Рот Уолтера подергивался, показались кончики верхних зубов – это он улыбался.
– Один ум хорошо, а два лучше, – сказал он. – Может, вы как бы случайно бросите их в мусорное ведро.
– Ну ты и плут, Уолтер, – сказала я. Он заулыбался ещё шире, положил в кофе пять ложек сахара, выпил залпом, затем оперся руками о стол и поднялся – словно памятник на канатах. И я вдруг ясно представила: последнее, что он для меня сделает, – поднимет угол фоба.
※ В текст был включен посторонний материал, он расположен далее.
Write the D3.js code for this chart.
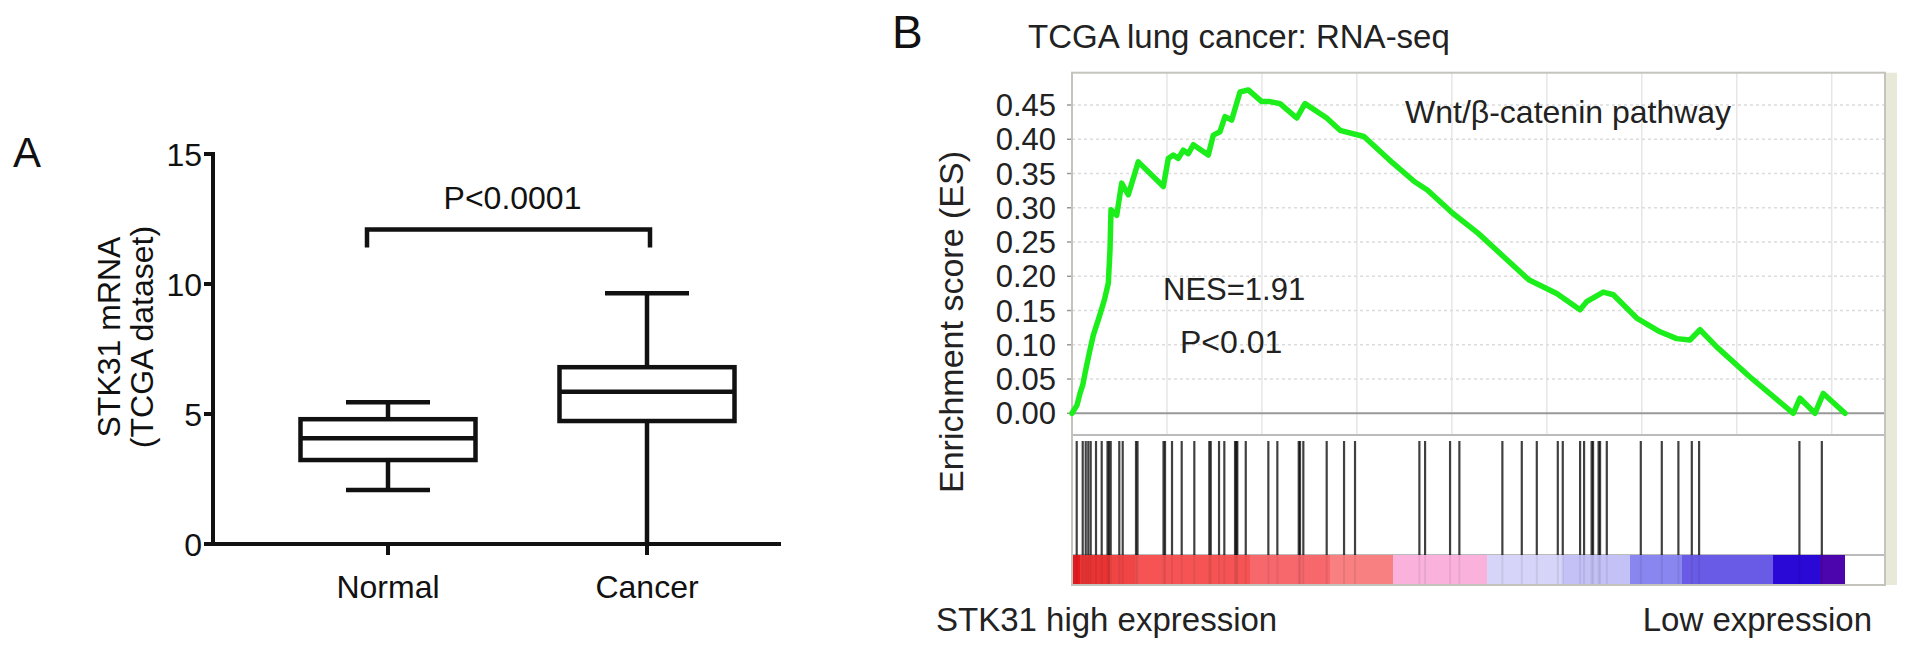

Он это тоже знает. Он готов помочь. Не из неумех. Не засуетится, не уронит меня, проследит, чтобы я ровно двигалась в этом последнем коротком путешествии. «Взяли», – скажет он. И меня возьмут.
Печально. Я понимаю; и ещё сентиментально. Но, пожалуйста, потерпи меня. Умирающим нужна некоторая свобода, как детям в дни рождения.
Огонь в домах
Вчера вечером я смотрела по телевизору новости. Зря: это вредно для пищеварения. Где-то опять война – мелкий, что называется, конфликт, но тем, кто внутри, он, конечно, мелким не кажется. Они все похожи, эти войны: мужчины в камуфляже с повязками на пол-лица, клубы дыма, выпотрошенные дома, сломленные, плачущие мирные жители. Бесконечные матери тащут бесконечных ослабевших детей, лица забрызганы кровью; бесконечные с толку сбитые старики. Молодых людей посылают на войну и убивают, дабы предотвратить месть, – греки в Трое так делали. Если не ошибаюсь, так же Гитлер объяснял уничтожение еврейских младенцев.
Войны разражаются и умирают, но тут же – новая вспышка. Дома трескаются яичной скорлупой, их нутро пылает, разворовывается, или мстительно топчется. Беженцев атакуют с воздуха. В миллионах подвалов перепуганная царская семья смотрит на расстрельный отряд – зашитые в корсеты драгоценности никого не спасут. Воины Ирода обходят тысячи улиц; из соседнего дома Наполеон дает деру с краденым серебром. После нашествия – любого нашествия – в канавах валяются изнасилованные женщины. Справедливости ради добавим: и изнасилованные мужчины. Изнасилованные дети, изнасилованные собаки и кошки.– Ситуация выходит из-под контроля.
Только не здесь, не в тихой, стоячей заводи, не в Порт-Тикондероге. Парочка наркоманов в парке, иногда ограбление или утопленник в водовороте. Мы тут скрючились; вечером, попивая и жуя, пялимся на мир в телевизор, точно в замочную скважину, а когда надоест, выключаем. Хватит с нас двадцатого века, говорим мы, поднимаясь по лестнице. Но в отдалении слышится грохот, словно морские валы бьются о берег. Вот он, век двадцать первый, он несется над головами стальным птеродактилем, космическим кораблем с жестокими пришельцами, чьи глаза, как у ящеров. В конце концов они учуют нас, железными когтями сорвут крыши с наших хлипких, жалких домишек, и мы останемся нагими, дрожащими, голодными, больными и отчаявшимися, как и все остальные.
Прости мне это отступление. В моем возрасте апокалиптические видения позволительны. Говоришь себе: близится конец света – и лжешь: хорошо, я его неувижу. На самом деле, ты лишь об этом и мечтаешь – только подглядывать в замочную скважину – чтобы тебя не коснулось.
Но что беспокоиться о конце света? Конец света наступает каждый день – для кого-то. Время вздымается, вздымается, и когда оно поднимается до бровей, тонешь.